_WHAT IS BEING ASKED_
Below is a listing to transcribe in full and exactly; keep the pictures out.

### SOURCE MATERIAL

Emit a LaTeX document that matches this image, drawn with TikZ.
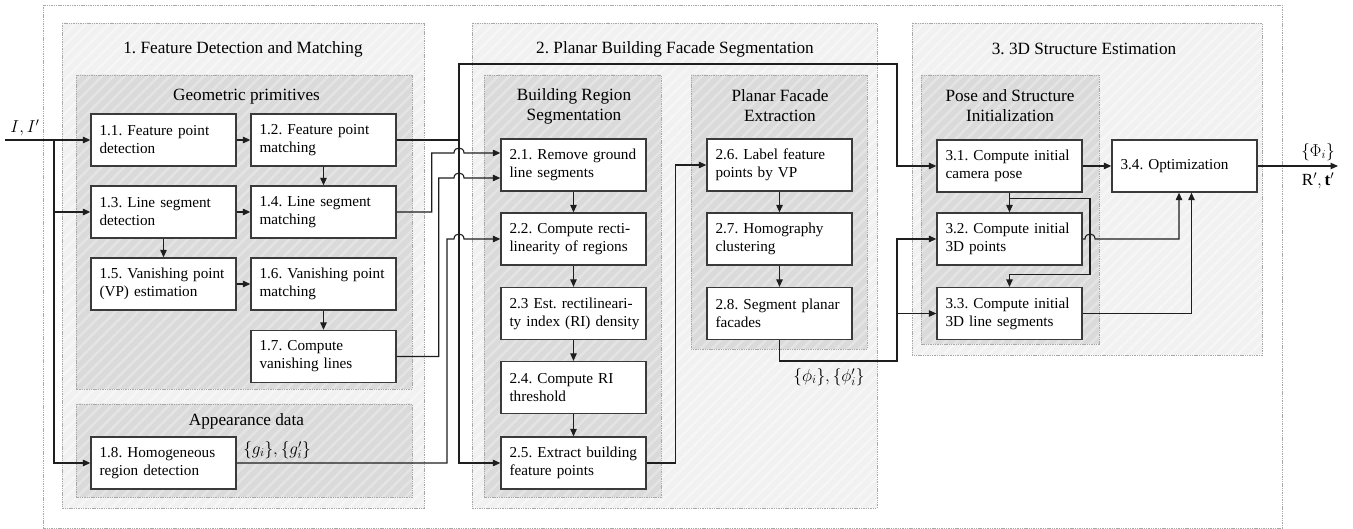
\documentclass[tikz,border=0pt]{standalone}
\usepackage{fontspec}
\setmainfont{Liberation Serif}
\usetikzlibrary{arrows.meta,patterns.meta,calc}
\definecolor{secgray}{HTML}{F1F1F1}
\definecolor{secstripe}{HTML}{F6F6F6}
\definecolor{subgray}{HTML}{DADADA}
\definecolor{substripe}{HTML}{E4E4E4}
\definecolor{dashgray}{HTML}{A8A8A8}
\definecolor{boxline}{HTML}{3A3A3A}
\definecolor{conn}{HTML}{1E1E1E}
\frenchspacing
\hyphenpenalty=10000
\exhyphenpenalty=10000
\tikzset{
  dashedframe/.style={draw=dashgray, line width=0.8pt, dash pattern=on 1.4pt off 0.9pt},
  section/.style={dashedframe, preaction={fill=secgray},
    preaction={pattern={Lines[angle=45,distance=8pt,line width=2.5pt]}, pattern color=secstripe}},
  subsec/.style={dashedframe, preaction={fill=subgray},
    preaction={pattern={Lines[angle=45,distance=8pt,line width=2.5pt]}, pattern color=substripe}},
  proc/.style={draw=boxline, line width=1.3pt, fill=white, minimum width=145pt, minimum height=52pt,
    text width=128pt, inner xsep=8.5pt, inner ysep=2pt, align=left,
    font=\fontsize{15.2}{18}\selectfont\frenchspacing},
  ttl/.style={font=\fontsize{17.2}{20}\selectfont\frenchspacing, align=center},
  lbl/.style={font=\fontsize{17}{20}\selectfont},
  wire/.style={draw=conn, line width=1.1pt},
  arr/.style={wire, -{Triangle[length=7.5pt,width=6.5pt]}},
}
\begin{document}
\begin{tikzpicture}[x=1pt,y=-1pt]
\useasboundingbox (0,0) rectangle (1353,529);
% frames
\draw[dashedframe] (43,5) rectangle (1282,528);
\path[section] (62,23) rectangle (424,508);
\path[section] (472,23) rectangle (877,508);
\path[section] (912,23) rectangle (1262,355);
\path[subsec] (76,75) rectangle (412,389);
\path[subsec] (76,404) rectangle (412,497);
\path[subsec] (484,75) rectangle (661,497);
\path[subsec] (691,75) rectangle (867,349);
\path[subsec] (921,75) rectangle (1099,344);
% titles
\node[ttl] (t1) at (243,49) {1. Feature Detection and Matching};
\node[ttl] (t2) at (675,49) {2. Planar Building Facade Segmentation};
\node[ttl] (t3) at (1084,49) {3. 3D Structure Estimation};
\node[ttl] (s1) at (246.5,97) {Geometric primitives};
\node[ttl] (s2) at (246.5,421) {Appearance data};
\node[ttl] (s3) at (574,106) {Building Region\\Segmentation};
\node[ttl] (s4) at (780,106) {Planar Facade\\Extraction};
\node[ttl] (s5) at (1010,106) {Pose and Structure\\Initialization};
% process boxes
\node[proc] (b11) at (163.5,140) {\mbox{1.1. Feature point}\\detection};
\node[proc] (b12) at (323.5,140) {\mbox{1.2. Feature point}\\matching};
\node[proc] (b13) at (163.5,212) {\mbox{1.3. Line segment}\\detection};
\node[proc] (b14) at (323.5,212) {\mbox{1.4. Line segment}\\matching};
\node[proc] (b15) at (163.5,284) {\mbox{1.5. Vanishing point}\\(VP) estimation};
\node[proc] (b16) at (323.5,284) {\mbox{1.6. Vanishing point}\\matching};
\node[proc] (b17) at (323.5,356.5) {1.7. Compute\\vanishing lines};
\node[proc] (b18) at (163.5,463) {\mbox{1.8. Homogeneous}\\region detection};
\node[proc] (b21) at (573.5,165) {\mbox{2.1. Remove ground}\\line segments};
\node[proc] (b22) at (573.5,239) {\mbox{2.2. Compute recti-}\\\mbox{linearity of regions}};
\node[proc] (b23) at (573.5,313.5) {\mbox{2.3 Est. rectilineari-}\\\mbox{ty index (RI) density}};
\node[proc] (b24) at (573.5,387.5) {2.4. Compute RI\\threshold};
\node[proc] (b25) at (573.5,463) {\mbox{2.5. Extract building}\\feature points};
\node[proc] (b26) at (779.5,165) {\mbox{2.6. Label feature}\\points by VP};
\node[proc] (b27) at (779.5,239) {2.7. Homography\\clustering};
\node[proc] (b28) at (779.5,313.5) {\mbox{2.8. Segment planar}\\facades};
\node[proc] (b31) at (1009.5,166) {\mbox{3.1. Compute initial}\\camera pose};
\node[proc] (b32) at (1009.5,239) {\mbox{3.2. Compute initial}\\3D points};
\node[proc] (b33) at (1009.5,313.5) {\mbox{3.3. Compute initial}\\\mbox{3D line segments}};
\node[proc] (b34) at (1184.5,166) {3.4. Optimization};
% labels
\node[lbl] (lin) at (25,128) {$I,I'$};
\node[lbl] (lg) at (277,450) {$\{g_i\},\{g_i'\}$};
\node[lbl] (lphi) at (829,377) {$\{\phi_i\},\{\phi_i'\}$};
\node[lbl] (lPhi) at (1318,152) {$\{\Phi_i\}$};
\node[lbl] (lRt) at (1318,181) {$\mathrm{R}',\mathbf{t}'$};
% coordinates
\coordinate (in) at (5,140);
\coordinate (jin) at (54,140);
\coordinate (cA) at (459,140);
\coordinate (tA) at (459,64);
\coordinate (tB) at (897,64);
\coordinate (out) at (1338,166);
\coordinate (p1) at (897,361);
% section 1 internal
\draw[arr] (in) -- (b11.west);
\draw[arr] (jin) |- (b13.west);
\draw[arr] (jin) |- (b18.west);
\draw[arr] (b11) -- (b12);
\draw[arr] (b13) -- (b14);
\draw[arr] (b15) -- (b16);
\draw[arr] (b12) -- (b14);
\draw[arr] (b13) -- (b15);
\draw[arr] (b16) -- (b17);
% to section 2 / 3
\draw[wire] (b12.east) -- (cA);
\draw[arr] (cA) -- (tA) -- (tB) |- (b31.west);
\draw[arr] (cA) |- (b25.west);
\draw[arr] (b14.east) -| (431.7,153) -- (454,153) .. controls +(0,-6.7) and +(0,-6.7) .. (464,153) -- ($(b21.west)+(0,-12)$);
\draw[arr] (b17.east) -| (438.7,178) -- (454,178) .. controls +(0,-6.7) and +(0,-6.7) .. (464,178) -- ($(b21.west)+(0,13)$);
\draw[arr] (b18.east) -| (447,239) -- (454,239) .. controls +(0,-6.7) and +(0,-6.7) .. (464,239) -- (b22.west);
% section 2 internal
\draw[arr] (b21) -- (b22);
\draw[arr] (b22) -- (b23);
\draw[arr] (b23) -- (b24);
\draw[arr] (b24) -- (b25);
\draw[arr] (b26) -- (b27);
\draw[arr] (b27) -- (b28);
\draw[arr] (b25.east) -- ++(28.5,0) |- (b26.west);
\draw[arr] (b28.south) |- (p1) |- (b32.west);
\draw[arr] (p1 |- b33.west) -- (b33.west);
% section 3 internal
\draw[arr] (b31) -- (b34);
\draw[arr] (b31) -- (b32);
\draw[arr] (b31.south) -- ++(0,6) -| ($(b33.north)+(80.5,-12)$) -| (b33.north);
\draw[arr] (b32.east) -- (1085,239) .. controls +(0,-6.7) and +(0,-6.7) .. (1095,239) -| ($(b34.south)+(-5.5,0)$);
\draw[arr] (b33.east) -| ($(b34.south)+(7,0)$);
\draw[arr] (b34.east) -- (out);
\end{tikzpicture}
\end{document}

######

_RESULT OF THIS TASK_
Emit a LaTeX document that matches this image, drawn with TikZ.
\documentclass[tikz,border=0pt]{standalone}
\usepackage{fontspec}
\setmainfont{Liberation Serif}
\usetikzlibrary{arrows.meta,patterns.meta,calc}
\definecolor{secgray}{HTML}{F1F1F1}
\definecolor{secstripe}{HTML}{F6F6F6}
\definecolor{subgray}{HTML}{DADADA}
\definecolor{substripe}{HTML}{E4E4E4}
\definecolor{dashgray}{HTML}{A8A8A8}
\definecolor{boxline}{HTML}{3A3A3A}
\definecolor{conn}{HTML}{1E1E1E}
\frenchspacing
\hyphenpenalty=10000
\exhyphenpenalty=10000
\tikzset{
  dashedframe/.style={draw=dashgray, line width=0.8pt, dash pattern=on 1.4pt off 0.9pt},
  section/.style={dashedframe, preaction={fill=secgray},
    preaction={pattern={Lines[angle=45,distance=8pt,line width=2.5pt]}, pattern color=secstripe}},
  subsec/.style={dashedframe, preaction={fill=subgray},
    preaction={pattern={Lines[angle=45,distance=8pt,line width=2.5pt]}, pattern color=substripe}},
  proc/.style={draw=boxline, line width=1.3pt, fill=white, minimum width=145pt, minimum height=52pt,
    text width=128pt, inner xsep=8.5pt, inner ysep=2pt, align=left,
    font=\fontsize{15.2}{18}\selectfont\frenchspacing},
  ttl/.style={font=\fontsize{17.2}{20}\selectfont\frenchspacing, align=center},
  lbl/.style={font=\fontsize{17}{20}\selectfont},
  wire/.style={draw=conn, line width=1.1pt},
  arr/.style={wire, -{Triangle[length=7.5pt,width=6.5pt]}},
}
\begin{document}
\begin{tikzpicture}[x=1pt,y=-1pt]
\useasboundingbox (0,0) rectangle (1353,529);
% frames
\draw[dashedframe] (43,5) rectangle (1282,528);
\path[section] (62,23) rectangle (424,508);
\path[section] (472,23) rectangle (877,508);
\path[section] (912,23) rectangle (1262,355);
\path[subsec] (76,75) rectangle (412,389);
\path[subsec] (76,404) rectangle (412,497);
\path[subsec] (484,75) rectangle (661,497);
\path[subsec] (691,75) rectangle (867,349);
\path[subsec] (921,75) rectangle (1099,344);
% titles
\node[ttl] (t1) at (243,49) {1. Feature Detection and Matching};
\node[ttl] (t2) at (675,49) {2. Planar Building Facade Segmentation};
\node[ttl] (t3) at (1084,49) {3. 3D Structure Estimation};
\node[ttl] (s1) at (246.5,97) {Geometric primitives};
\node[ttl] (s2) at (246.5,421) {Appearance data};
\node[ttl] (s3) at (574,106) {Building Region\\Segmentation};
\node[ttl] (s4) at (780,106) {Planar Facade\\Extraction};
\node[ttl] (s5) at (1010,106) {Pose and Structure\\Initialization};
% process boxes
\node[proc] (b11) at (163.5,140) {\mbox{1.1. Feature point}\\detection};
\node[proc] (b12) at (323.5,140) {\mbox{1.2. Feature point}\\matching};
\node[proc] (b13) at (163.5,212) {\mbox{1.3. Line segment}\\detection};
\node[proc] (b14) at (323.5,212) {\mbox{1.4. Line segment}\\matching};
\node[proc] (b15) at (163.5,284) {\mbox{1.5. Vanishing point}\\(VP) estimation};
\node[proc] (b16) at (323.5,284) {\mbox{1.6. Vanishing point}\\matching};
\node[proc] (b17) at (323.5,356.5) {1.7. Compute\\vanishing lines};
\node[proc] (b18) at (163.5,463) {\mbox{1.8. Homogeneous}\\region detection};
\node[proc] (b21) at (573.5,165) {\mbox{2.1. Remove ground}\\line segments};
\node[proc] (b22) at (573.5,239) {\mbox{2.2. Compute recti-}\\\mbox{linearity of regions}};
\node[proc] (b23) at (573.5,313.5) {\mbox{2.3 Est. rectilineari-}\\\mbox{ty index (RI) density}};
\node[proc] (b24) at (573.5,387.5) {2.4. Compute RI\\threshold};
\node[proc] (b25) at (573.5,463) {\mbox{2.5. Extract building}\\feature points};
\node[proc] (b26) at (779.5,165) {\mbox{2.6. Label feature}\\points by VP};
\node[proc] (b27) at (779.5,239) {2.7. Homography\\clustering};
\node[proc] (b28) at (779.5,313.5) {\mbox{2.8. Segment planar}\\facades};
\node[proc] (b31) at (1009.5,166) {\mbox{3.1. Compute initial}\\camera pose};
\node[proc] (b32) at (1009.5,239) {\mbox{3.2. Compute initial}\\3D points};
\node[proc] (b33) at (1009.5,313.5) {\mbox{3.3. Compute initial}\\\mbox{3D line segments}};
\node[proc] (b34) at (1184.5,166) {3.4. Optimization};
% labels
\node[lbl] (lin) at (25,128) {$I,I'$};
\node[lbl] (lg) at (277,450) {$\{g_i\},\{g_i'\}$};
\node[lbl] (lphi) at (829,377) {$\{\phi_i\},\{\phi_i'\}$};
\node[lbl] (lPhi) at (1318,152) {$\{\Phi_i\}$};
\node[lbl] (lRt) at (1318,181) {$\mathrm{R}',\mathbf{t}'$};
% coordinates
\coordinate (in) at (5,140);
\coordinate (jin) at (54,140);
\coordinate (cA) at (459,140);
\coordinate (tA) at (459,64);
\coordinate (tB) at (897,64);
\coordinate (out) at (1338,166);
\coordinate (p1) at (897,361);
% section 1 internal
\draw[arr] (in) -- (b11.west);
\draw[arr] (jin) |- (b13.west);
\draw[arr] (jin) |- (b18.west);
\draw[arr] (b11) -- (b12);
\draw[arr] (b13) -- (b14);
\draw[arr] (b15) -- (b16);
\draw[arr] (b12) -- (b14);
\draw[arr] (b13) -- (b15);
\draw[arr] (b16) -- (b17);
% to section 2 / 3
\draw[wire] (b12.east) -- (cA);
\draw[arr] (cA) -- (tA) -- (tB) |- (b31.west);
\draw[arr] (cA) |- (b25.west);
\draw[arr] (b14.east) -| (431.7,153) -- (454,153) .. controls +(0,-6.7) and +(0,-6.7) .. (464,153) -- ($(b21.west)+(0,-12)$);
\draw[arr] (b17.east) -| (438.7,178) -- (454,178) .. controls +(0,-6.7) and +(0,-6.7) .. (464,178) -- ($(b21.west)+(0,13)$);
\draw[arr] (b18.east) -| (447,239) -- (454,239) .. controls +(0,-6.7) and +(0,-6.7) .. (464,239) -- (b22.west);
% section 2 internal
\draw[arr] (b21) -- (b22);
\draw[arr] (b22) -- (b23);
\draw[arr] (b23) -- (b24);
\draw[arr] (b24) -- (b25);
\draw[arr] (b26) -- (b27);
\draw[arr] (b27) -- (b28);
\draw[arr] (b25.east) -- ++(28.5,0) |- (b26.west);
\draw[arr] (b28.south) |- (p1) |- (b32.west);
\draw[arr] (p1 |- b33.west) -- (b33.west);
% section 3 internal
\draw[arr] (b31) -- (b34);
\draw[arr] (b31) -- (b32);
\draw[arr] (b31.south) -- ++(0,6) -| ($(b33.north)+(80.5,-12)$) -| (b33.north);
\draw[arr] (b32.east) -- (1085,239) .. controls +(0,-6.7) and +(0,-6.7) .. (1095,239) -| ($(b34.south)+(-5.5,0)$);
\draw[arr] (b33.east) -| ($(b34.south)+(7,0)$);
\draw[arr] (b34.east) -- (out);
\end{tikzpicture}
\end{document}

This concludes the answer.